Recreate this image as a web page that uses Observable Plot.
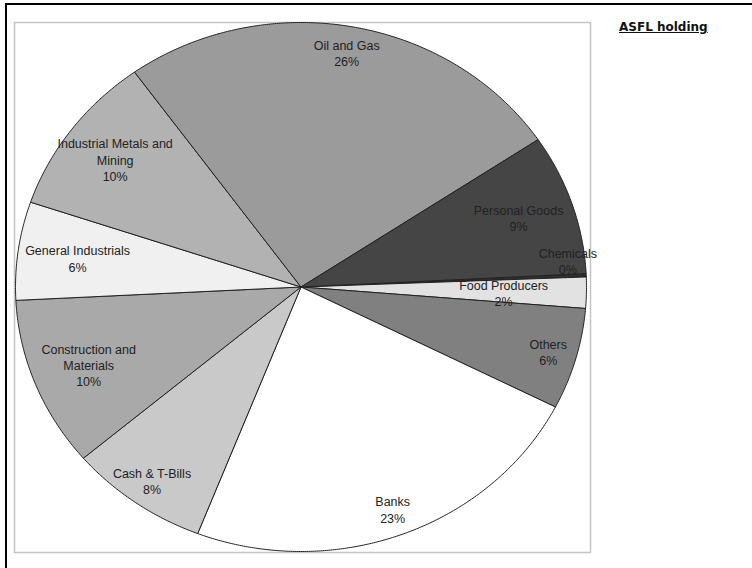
<!DOCTYPE html>
<html><head><meta charset="utf-8">
<script src="https://cdn.jsdelivr.net/npm/d3@7"></script>
<script src="https://cdn.jsdelivr.net/npm/@observablehq/plot@0.6"></script>
<style>
body{margin:0;background:#fff;}
#wrap{position:relative;width:752px;height:568px;overflow:hidden;background:#fff;}
#chart svg{display:block;}
#title{position:absolute;left:619px;top:20px;font:bold 12px "DejaVu Sans",Verdana,sans-serif;text-decoration:underline;color:#111;}
#border{position:absolute;left:5px;top:3px;width:900px;height:900px;border-top:2px solid #000;border-left:2px solid #000;}
</style></head><body>
<div id="wrap"><div id="chart"></div><div id="border"></div><div id="title">ASFL holding</div></div>
<script>
// Data (clockwise order, starting just above 3 o'clock)
const categories = ["Chemicals","Food Producers","Others","Banks","Cash & T-Bills","Construction and Materials","General Industrials","Industrial Metals and Mining","Oil and Gas","Personal Goods"];
const values = [0.2, 1.9, 6.2, 23.4, 7.9, 10.4, 6.0, 9.9, 25.5, 8.6];

// Styling / layout (kept apart from the data)
const fills = ["#303030","#e2e2e2","#808080","#ffffff","#c9c9c9","#a9a9a9","#f0f0f0","#b2b2b2","#9b9b9b","#454545"];
const startDeg = 87.1;
const labelRadius = [0.94, 0.71, 0.9, 0.9, 0.9, 0.8, 0.79, 0.81, 0.9, 0.806];
const labelAngleDeg = [83.9, 91.7, null, null, null, null, null, null, null, 71];

const rad = Math.PI / 180;
const arcs = d3.pie().sort(null).value(d => d)
  .startAngle(startDeg * rad).endAngle(startDeg * rad + 2 * Math.PI)(values);

const slicePts = [];
arcs.forEach((a, i) => {
  const cat = categories[i];
  slicePts.push({cat, x: 0, y: 0});
  const n = Math.max(2, Math.ceil((a.endAngle - a.startAngle) / (0.4 * rad)));
  for (let k = 0; k <= n; k++) {
    const t = a.startAngle + (a.endAngle - a.startAngle) * k / n;
    slicePts.push({cat, x: Math.sin(t), y: Math.cos(t)});
  }
  slicePts.push({cat, x: 0, y: 0});
});

function wrap(s, max) {
  const words = s.split(" "); const lines = []; let cur = "";
  for (const w of words) {
    if (cur && (cur + " " + w).length > max) { lines.push(cur); cur = w; }
    else cur = cur ? cur + " " + w : w;
  }
  lines.push(cur); return lines.join("\n");
}

const labels = arcs.map((a, i) => {
  const ang = labelAngleDeg[i] != null ? labelAngleDeg[i] * rad : (a.startAngle + a.endAngle) / 2;
  const r = labelRadius[i];
  return {x: r * Math.sin(ang), y: r * Math.cos(ang),
          text: wrap(categories[i], 21) + "\n" + Math.round(values[i]) + "%"};
});

const chart = Plot.plot({
  width: 752, height: 568,
  marginLeft: 14, marginTop: 22, marginRight: 162, marginBottom: 16,
  x: {domain: [-1, 1], range: [15, 586], axis: null},
  y: {domain: [-1, 1], range: [551, 22], axis: null},
  color: {domain: categories, range: fills},
  style: {background: "transparent", overflow: "visible"},
  marks: [
    Plot.frame({stroke: "#c4c4c4", strokeWidth: 1.5}),
    Plot.line(slicePts, {x: "x", y: "y", z: "cat", fill: "cat", stroke: "#222", strokeWidth: 1, strokeLinejoin: "round"}),
    Plot.text(labels, {x: "x", y: "y", text: "text", fontSize: 12.5, fontFamily: "Liberation Sans, Arial, sans-serif",
      fill: "#222", textAnchor: "middle", lineAnchor: "middle", lineHeight: 1.3})
  ]
});
document.getElementById("chart").appendChild(chart);
</script>
</body></html>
---
* **Problem description**:
Reproduce the data above word for word from its first line through the line that holds "9.9, 25.5, 8.6];", both ends included; skip pictures.

* **Result for this task**:
Recreate this image as a web page that uses Observable Plot.
<!DOCTYPE html>
<html><head><meta charset="utf-8">
<script src="https://cdn.jsdelivr.net/npm/d3@7"></script>
<script src="https://cdn.jsdelivr.net/npm/@observablehq/plot@0.6"></script>
<style>
body{margin:0;background:#fff;}
#wrap{position:relative;width:752px;height:568px;overflow:hidden;background:#fff;}
#chart svg{display:block;}
#title{position:absolute;left:619px;top:20px;font:bold 12px "DejaVu Sans",Verdana,sans-serif;text-decoration:underline;color:#111;}
#border{position:absolute;left:5px;top:3px;width:900px;height:900px;border-top:2px solid #000;border-left:2px solid #000;}
</style></head><body>
<div id="wrap"><div id="chart"></div><div id="border"></div><div id="title">ASFL holding</div></div>
<script>
// Data (clockwise order, starting just above 3 o'clock)
const categories = ["Chemicals","Food Producers","Others","Banks","Cash & T-Bills","Construction and Materials","General Industrials","Industrial Metals and Mining","Oil and Gas","Personal Goods"];
const values = [0.2, 1.9, 6.2, 23.4, 7.9, 10.4, 6.0, 9.9, 25.5, 8.6];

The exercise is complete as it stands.